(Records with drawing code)
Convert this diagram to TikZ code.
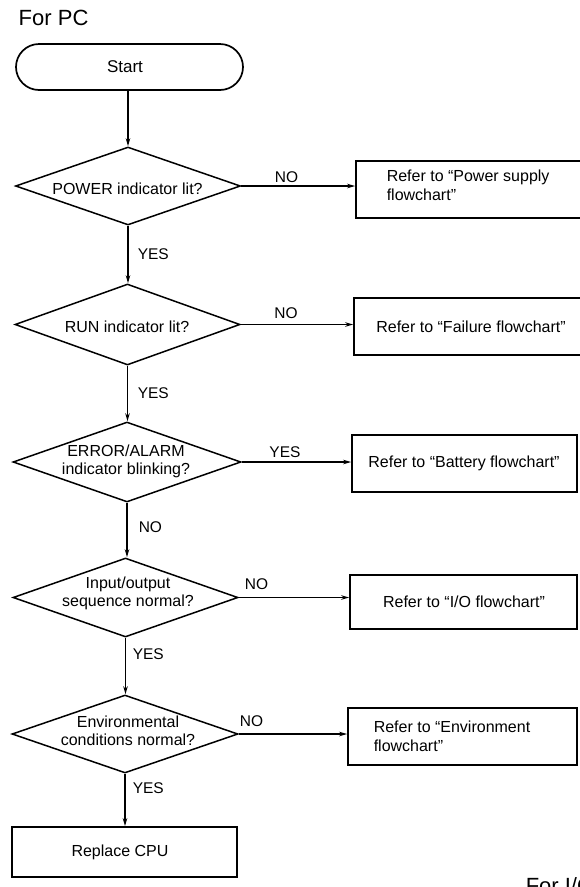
\documentclass[tikz,border=0pt]{standalone}
\usepackage{fontspec}
\setmainfont{Liberation Sans}
\usetikzlibrary{shapes.geometric,arrows.meta}
\begin{document}
\begin{tikzpicture}[x=1pt,y=-1pt,
  line width=1.5pt,
  txt/.style={font=\fontsize{16}{18}\selectfont, inner sep=0pt, align=center},
  ltxt/.style={font=\fontsize{16}{19}\selectfont, inner sep=0pt, align=left, anchor=west},
  lbl/.style={font=\fontsize{15.5}{18}\selectfont, inner sep=0pt},
  title/.style={font=\fontsize{22}{24}\selectfont, inner sep=0pt, anchor=base west},
  dec/.style={draw, diamond, inner sep=0pt},
  boxr/.style={draw, rectangle, inner sep=0pt, line width=1.7pt},
  arr/.style={-{Stealth[length=8pt,width=4.5pt]}}]
\useasboundingbox (0,0) rectangle (579,887);

\node[title] (forpc) at (18,25) {For PC};
\node[title] (forio) at (525,893) {For I/O};

% start
\node[draw, rectangle, rounded corners=23pt, minimum width=227pt, minimum height=46pt, line width=1.7pt] (start) at (129.5,67) {};
\node[txt, font=\fontsize{17}{19}\selectfont] (tstart) at (125,67) {Start};

% decisions
\node[dec, minimum width=225pt, minimum height=78pt] (d1) at (128,186) {};
\node[txt] (t1) at (127.5,189) {POWER indicator lit?};
\node[dec, minimum width=225pt, minimum height=81pt] (d2) at (127.5,324.5) {};
\node[txt] (t2) at (127,327) {RUN indicator lit?};
\node[dec, minimum width=228pt, minimum height=80pt] (d3) at (127,462) {};
\node[txt] (t3) at (126,461.5) {ERROR/ALARM\\indicator blinking?};
\node[dec, minimum width=225pt, minimum height=79pt] (d4) at (125.5,597.5) {};
\node[txt] (t4) at (128,593.5) {Input/output\\sequence normal?};
\node[dec, minimum width=226pt, minimum height=78pt] (d5) at (125,734) {};
\node[txt] (t5) at (128,730.5) {Environmental\\conditions normal?};

% boxes
\node[boxr, minimum width=226pt, minimum height=57pt] (b1) at (469,189.5) {};
\node[ltxt] (tb1) at (386,185.5) {Refer to ``Power supply\\flowchart''};
\node[boxr, minimum width=228pt, minimum height=57pt] (b2) at (468,326.5) {};
\node[txt] (tb2) at (471,327) {Refer to ``Failure flowchart''};
\node[boxr, minimum width=225pt, minimum height=57pt] (b3) at (464.5,463.5) {};
\node[txt] (tb3) at (464,463) {Refer to ``Battery flowchart''};
\node[boxr, minimum width=227pt, minimum height=54pt] (b4) at (463.5,602) {};
\node[txt] (tb4) at (464,602) {Refer to ``I/O flowchart''};
\node[boxr, minimum width=229pt, minimum height=57pt] (b5) at (462.5,736.5) {};
\node[ltxt] (tb5) at (373,736.5) {Refer to ``Environment\\flowchart''};
\node[boxr, minimum width=225pt, minimum height=50pt] (cpu) at (124.5,852) {};
\node[txt] (tcpu) at (120,852) {Replace CPU};

% vertical connectors
\draw[arr] (d1.north |- start.south) -- (d1.north);
\draw[arr] (d1.south) -- (d1.south |- d2.north);
\draw[arr] (d2.south) -- (d2.south |- d3.north);
\draw[arr] (d3.south) -- (d3.south |- d4.north);
\draw[arr] (d4.south) -- (d4.south |- d5.north);
\draw[arr] (d5.south) -- (d5.south |- cpu.north);

% horizontal connectors
\draw[arr] (d1.east) -- (d1.east -| b1.west);
\draw[arr] (d2.east) -- (d2.east -| b2.west);
\draw[arr] (d3.east) -- (d3.east -| b3.west);
\draw[arr] (d4.east) -- (d4.east -| b4.west);
\draw[arr] (d5.east) -- (d5.east -| b5.west);

% labels
\node[lbl] (l1) at (286.5,177) {NO};
\node[lbl] (l2) at (286,313) {NO};
\node[lbl] (l3) at (285,452) {YES};
\node[lbl] (l4) at (256.5,584) {NO};
\node[lbl] (l5) at (251.5,721) {NO};
\node[lbl, anchor=west] (y1) at (137,254) {YES};
\node[lbl, anchor=west] (y2) at (137,393) {YES};
\node[lbl, anchor=west] (n3) at (138,527) {NO};
\node[lbl, anchor=west] (y4) at (132,654) {YES};
\node[lbl, anchor=west] (y5) at (132,788) {YES};
\end{tikzpicture}
\end{document}
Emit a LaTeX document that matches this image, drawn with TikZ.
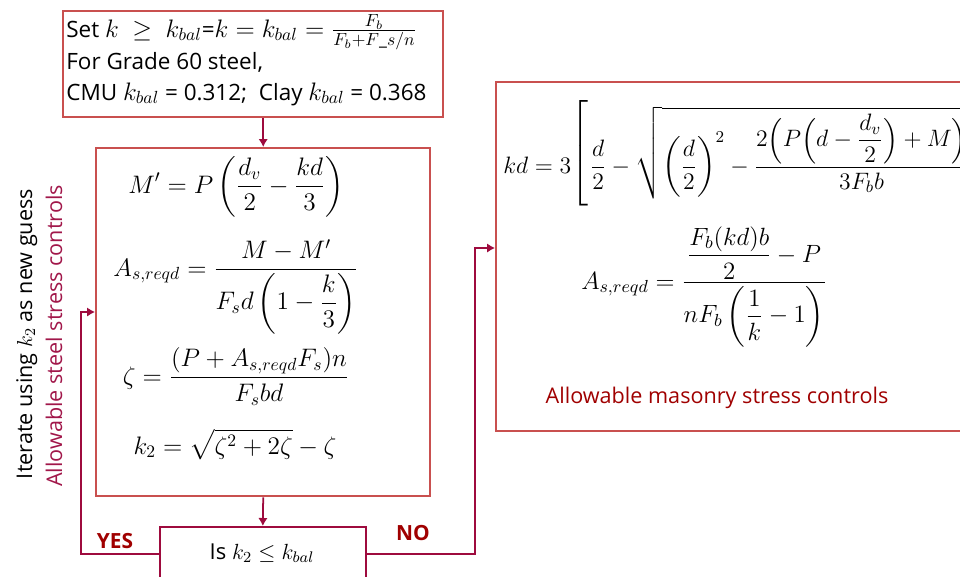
\RequirePackage{fix-cm}
\documentclass[tikz,border=0pt]{standalone}
\usepackage{amsmath}
\usepackage[no-math]{fontspec}
\setmainfont{Open Sans}
\usetikzlibrary{arrows.meta,positioning}
\definecolor{boxred}{HTML}{C9504F}
\definecolor{crimson}{HTML}{9E0B3E}
\definecolor{darkred}{HTML}{A00000}
\definecolor{steelred}{HTML}{A1174A}
\newcommand{\bigmath}[1]{{\fontsize{14.4}{17}\selectfont$#1$}}
\newcommand{\tallbrack}[2]{\raisebox{0.58em}{$\displaystyle\left#1\vrule height 2.5em depth 2.0em width 0pt\right#2$}}
\tikzset{
  stepbox/.style={draw=boxred, line width=1.4pt, fill=white, inner sep=0pt, anchor=north west},
  decbox/.style={draw=crimson, line width=1pt, fill=white, inner sep=0pt, anchor=north west},
  ar/.style={-{Latex[length=1.6mm,width=1.9mm]}, line width=1pt, draw=crimson},
  eqn/.style={font=\fontsize{14.4}{17}\selectfont, inner sep=0pt, anchor=base},
  txt/.style={font=\fontsize{12.8}{15}\selectfont, inner sep=0pt, anchor=base west},
  lbl/.style={font=\fontsize{12.3}{15}\selectfont, inner sep=0pt, anchor=base},
  yn/.style={font=\fontsize{11.9}{14}\selectfont\bfseries, text=darkred, inner sep=0pt, anchor=base},
}

\begin{document}
\begin{tikzpicture}[x=0.02cm, y=-0.02cm]
  \path[use as bounding box, clip] (0,0) rectangle (960,576);

  \node[stepbox, minimum width=7.6cm, minimum height=2.12cm] (setk) at (62,10) {};
  \node[stepbox, minimum width=6.68cm, minimum height=6.96cm] (calc) at (95,147) {};
  \node[stepbox, minimum width=9.8cm, minimum height=6.98cm] (kdbox) at (495,81) {};
  \node[decbox, minimum width=4.12cm, minimum height=1.08cm] (dec) at (159,526) {};

  \coordinate (yesup) at (81,312);
  \coordinate (noup) at (475,248);
  \draw[ar] (calc.north |- setk.south) -- (calc.north);
  \draw[ar] (calc.south) -- (dec.north);
  \draw[ar] (dec.west) -| (yesup) -- (calc.west |- yesup);
  \draw[ar] (dec.east) -| (noup) -- (kdbox.west |- noup);

  \node[txt] (line1) at (66,37) {Set \bigmath{k\ \geq\ k_{bal}}=\bigmath{k=k_{bal}=\frac{F_b}{F_b+F\_s/n}}};
  \node[txt] (line2) at (66,69) {For Grade 60 steel,};
  \node[txt] (line3) at (66,100) {CMU \bigmath{k_{bal}} = 0.312;\ \ Clay \bigmath{k_{bal}} = 0.368};

  \node[eqn] (mprime) at (236,193) {$\displaystyle M' = P\left(\frac{d_v}{2} - \frac{kd}{3}\right)$};
  \node[eqn] (asreq) at (236,276) {$\displaystyle A_{s,reqd} = \frac{M-M'}{F_s d\left(1-\dfrac{k}{3}\right)}$};
  \node[eqn] (zeta) at (236,384) {$\displaystyle \zeta = \frac{(P + A_{s,reqd}F_s)n}{F_s bd}$};
  \node[eqn] (ktwo) at (235,454) {$\displaystyle k_2 = \sqrt{\zeta^2 + 2\zeta} - \zeta$};

  \node[eqn, anchor=base west, font=\fontsize{13.5}{16}\selectfont] (kdeq) at (503,173) {$\displaystyle kd = 3\tallbrack[.\frac{d}{2} - \sqrt{\left(\frac{d}{2}\right)^2 - \frac{2\Bigl(P\Bigl(d-\dfrac{d_v}{2}\Bigr)+M\Bigr)}{3F_b b}\,}\;\tallbrack.]$};
  \node[eqn, font=\fontsize{14.2}{17}\selectfont] (asmas) at (704,289) {$\displaystyle A_{s,reqd} = \frac{\dfrac{F_b(kd)b}{2} - P}{nF_b\left(\dfrac{1}{k}-1\right)}$};
  \node[lbl, text=darkred] (masonry) at (717,403) {Allowable masonry stress controls};

  \node[eqn, font=\fontsize{12.5}{15}\selectfont] (check) at (262,559) {Is $k_2 \leq k_{bal}$};
  \node[yn] (yes) at (115,548) {YES};
  \node[yn] (no) at (413,540) {NO};

  \node[lbl, rotate=90] (iter) at (32,334) {Iterate using $k_2$ as new guess};
  \node[lbl, rotate=90, text=steelred] (steel) at (62,336) {Allowable steel stress controls};
\end{tikzpicture}
\end{document}
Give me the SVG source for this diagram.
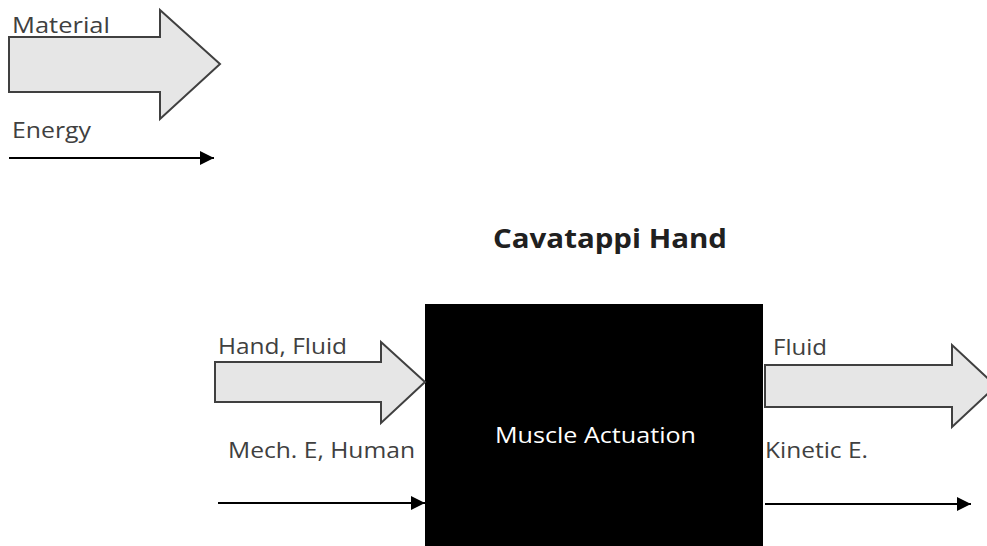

*Task details*
Up to and including the line that contains "(forio) at (525,893)", print the records above exactly from their first line, without any pictures.

*Response to the exercise*
Convert this diagram to TikZ code.
\documentclass[tikz,border=0pt]{standalone}
\usepackage{fontspec}
\setmainfont{Liberation Sans}
\usetikzlibrary{shapes.geometric,arrows.meta}
\begin{document}
\begin{tikzpicture}[x=1pt,y=-1pt,
  line width=1.5pt,
  txt/.style={font=\fontsize{16}{18}\selectfont, inner sep=0pt, align=center},
  ltxt/.style={font=\fontsize{16}{19}\selectfont, inner sep=0pt, align=left, anchor=west},
  lbl/.style={font=\fontsize{15.5}{18}\selectfont, inner sep=0pt},
  title/.style={font=\fontsize{22}{24}\selectfont, inner sep=0pt, anchor=base west},
  dec/.style={draw, diamond, inner sep=0pt},
  boxr/.style={draw, rectangle, inner sep=0pt, line width=1.7pt},
  arr/.style={-{Stealth[length=8pt,width=4.5pt]}}]
\useasboundingbox (0,0) rectangle (579,887);

\node[title] (forpc) at (18,25) {For PC};
\node[title] (forio) at (525,893) {For I/O};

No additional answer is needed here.